⟨

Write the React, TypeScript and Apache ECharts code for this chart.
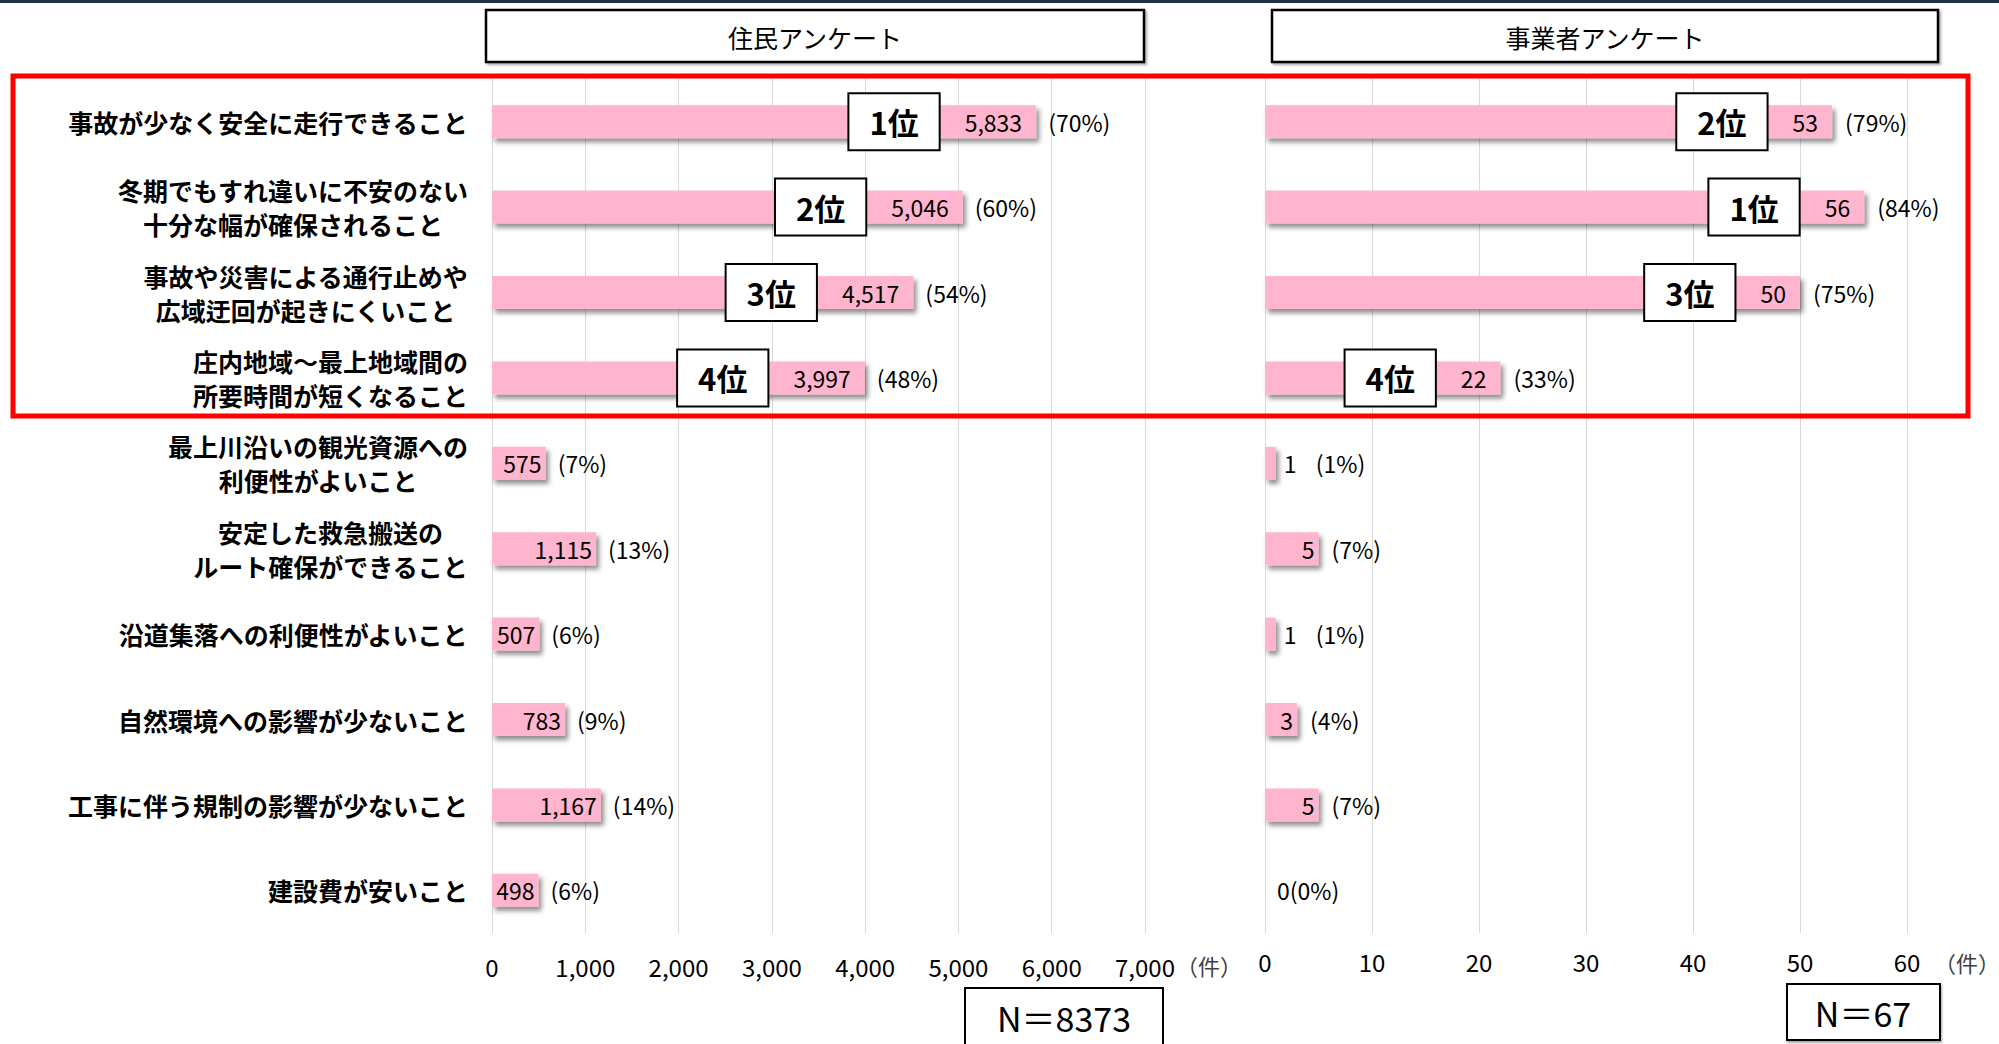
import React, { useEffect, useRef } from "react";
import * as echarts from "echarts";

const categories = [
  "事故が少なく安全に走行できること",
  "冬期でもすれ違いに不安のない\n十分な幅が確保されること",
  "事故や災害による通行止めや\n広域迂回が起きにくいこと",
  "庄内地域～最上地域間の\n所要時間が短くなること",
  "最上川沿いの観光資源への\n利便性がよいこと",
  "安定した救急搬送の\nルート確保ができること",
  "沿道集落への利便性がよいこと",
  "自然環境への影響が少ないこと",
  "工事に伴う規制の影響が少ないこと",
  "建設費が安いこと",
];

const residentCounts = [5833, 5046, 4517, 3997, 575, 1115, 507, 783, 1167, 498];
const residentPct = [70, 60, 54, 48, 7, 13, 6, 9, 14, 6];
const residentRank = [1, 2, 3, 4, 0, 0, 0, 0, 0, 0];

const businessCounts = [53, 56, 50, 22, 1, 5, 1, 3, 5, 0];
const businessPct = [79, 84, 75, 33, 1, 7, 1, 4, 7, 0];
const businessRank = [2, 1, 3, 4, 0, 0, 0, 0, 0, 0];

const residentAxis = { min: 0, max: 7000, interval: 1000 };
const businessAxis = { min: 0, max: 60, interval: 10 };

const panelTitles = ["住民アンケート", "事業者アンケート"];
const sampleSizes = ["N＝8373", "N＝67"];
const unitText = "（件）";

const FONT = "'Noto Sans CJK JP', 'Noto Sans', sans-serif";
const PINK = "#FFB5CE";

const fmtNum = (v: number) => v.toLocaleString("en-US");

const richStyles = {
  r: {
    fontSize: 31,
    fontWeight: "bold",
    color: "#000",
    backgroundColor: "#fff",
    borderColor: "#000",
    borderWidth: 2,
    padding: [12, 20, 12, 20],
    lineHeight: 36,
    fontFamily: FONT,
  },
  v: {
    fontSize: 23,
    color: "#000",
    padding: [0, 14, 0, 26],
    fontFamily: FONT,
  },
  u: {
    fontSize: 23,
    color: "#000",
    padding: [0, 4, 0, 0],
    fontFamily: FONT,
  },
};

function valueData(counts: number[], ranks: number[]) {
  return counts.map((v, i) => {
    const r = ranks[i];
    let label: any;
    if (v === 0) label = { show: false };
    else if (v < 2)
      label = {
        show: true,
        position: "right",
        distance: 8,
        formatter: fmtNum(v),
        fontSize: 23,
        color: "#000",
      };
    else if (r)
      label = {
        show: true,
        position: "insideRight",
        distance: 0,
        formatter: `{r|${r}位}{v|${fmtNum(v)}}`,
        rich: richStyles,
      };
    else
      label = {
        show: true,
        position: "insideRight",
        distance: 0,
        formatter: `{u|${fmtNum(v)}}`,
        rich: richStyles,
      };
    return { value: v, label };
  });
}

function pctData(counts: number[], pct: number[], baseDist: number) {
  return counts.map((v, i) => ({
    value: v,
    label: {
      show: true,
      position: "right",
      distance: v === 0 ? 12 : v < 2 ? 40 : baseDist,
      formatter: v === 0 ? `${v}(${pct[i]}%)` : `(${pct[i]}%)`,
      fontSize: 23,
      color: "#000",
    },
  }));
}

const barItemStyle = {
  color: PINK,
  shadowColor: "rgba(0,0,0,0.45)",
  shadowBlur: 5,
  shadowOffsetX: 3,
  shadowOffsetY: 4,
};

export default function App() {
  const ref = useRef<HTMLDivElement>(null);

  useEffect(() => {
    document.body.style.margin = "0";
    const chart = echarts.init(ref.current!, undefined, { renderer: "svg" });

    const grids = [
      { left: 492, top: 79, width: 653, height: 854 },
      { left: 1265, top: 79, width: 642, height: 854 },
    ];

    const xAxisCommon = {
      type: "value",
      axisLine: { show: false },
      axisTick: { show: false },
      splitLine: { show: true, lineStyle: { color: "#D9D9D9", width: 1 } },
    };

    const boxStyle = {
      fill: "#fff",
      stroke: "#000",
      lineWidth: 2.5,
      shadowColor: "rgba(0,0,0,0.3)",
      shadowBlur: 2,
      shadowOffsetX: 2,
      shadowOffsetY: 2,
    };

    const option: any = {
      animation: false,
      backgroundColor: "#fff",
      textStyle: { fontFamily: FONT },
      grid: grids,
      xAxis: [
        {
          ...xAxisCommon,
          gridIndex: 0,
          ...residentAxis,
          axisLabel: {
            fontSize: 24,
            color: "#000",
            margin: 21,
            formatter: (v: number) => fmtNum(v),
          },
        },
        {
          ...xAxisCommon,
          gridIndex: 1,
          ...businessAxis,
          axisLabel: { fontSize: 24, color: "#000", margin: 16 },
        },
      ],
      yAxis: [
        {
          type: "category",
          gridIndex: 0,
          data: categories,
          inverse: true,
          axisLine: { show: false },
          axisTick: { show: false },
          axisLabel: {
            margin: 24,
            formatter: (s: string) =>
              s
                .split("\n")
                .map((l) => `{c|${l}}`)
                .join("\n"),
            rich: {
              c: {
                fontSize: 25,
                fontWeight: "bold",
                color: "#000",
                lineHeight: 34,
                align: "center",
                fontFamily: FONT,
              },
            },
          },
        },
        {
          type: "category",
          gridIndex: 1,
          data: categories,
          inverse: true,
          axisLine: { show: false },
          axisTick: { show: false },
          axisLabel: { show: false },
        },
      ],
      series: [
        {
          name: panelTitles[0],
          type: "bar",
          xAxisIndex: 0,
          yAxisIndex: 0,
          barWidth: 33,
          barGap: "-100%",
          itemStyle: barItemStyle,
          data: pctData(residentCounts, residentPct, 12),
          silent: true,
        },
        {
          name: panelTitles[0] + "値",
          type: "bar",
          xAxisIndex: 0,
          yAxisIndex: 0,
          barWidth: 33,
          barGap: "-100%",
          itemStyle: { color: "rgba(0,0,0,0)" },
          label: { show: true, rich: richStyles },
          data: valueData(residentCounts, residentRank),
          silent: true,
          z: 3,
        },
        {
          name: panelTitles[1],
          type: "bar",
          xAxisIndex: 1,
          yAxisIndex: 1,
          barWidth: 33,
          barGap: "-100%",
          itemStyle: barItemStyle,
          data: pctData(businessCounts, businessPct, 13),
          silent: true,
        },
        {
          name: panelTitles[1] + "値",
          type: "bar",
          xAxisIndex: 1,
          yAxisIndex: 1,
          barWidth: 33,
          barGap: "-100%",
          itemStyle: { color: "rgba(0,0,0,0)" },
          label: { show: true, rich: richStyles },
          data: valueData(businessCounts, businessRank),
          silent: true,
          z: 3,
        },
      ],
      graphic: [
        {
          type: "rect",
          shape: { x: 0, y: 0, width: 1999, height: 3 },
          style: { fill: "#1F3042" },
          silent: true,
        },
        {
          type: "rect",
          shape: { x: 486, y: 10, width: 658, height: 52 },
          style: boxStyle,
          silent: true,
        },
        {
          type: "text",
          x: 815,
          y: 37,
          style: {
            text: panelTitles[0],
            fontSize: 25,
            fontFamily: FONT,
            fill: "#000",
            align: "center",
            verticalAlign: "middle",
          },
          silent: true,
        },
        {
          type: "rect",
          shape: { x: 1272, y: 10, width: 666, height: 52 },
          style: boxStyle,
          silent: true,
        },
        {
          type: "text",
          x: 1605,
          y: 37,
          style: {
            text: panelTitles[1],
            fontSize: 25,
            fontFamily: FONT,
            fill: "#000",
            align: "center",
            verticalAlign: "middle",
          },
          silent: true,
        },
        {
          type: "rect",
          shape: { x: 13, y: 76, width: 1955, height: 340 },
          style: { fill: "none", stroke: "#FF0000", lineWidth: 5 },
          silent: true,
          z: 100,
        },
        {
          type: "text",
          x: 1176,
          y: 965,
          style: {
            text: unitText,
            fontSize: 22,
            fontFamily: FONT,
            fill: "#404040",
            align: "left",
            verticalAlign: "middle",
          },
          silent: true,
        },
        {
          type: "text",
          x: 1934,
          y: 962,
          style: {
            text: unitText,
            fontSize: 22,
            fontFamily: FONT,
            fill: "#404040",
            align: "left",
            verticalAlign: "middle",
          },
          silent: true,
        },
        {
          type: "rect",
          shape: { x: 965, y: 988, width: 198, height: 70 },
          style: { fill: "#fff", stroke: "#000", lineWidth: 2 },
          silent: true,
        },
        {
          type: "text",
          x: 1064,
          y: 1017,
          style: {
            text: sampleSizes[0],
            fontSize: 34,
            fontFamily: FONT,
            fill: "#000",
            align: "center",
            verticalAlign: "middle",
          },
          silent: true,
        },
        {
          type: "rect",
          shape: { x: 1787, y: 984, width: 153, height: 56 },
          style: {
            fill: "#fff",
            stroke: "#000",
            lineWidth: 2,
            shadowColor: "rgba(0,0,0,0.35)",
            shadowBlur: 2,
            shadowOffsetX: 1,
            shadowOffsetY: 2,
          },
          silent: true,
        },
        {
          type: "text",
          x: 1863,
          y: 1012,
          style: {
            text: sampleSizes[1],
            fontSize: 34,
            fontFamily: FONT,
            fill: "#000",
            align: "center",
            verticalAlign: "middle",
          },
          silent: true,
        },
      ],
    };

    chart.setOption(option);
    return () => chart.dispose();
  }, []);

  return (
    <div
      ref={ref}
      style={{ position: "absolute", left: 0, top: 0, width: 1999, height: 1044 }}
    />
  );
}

⟩

◆ **The request**
Repeat exactly and only the lines from the start of the data above through the line that holds "import * as", inclusive. Pictures do not belong in the copy.

◆ **Solution to this problem**
Write the React, TypeScript and Apache ECharts code for this chart.
import React, { useEffect, useRef } from "react";
import * as echarts from "echarts";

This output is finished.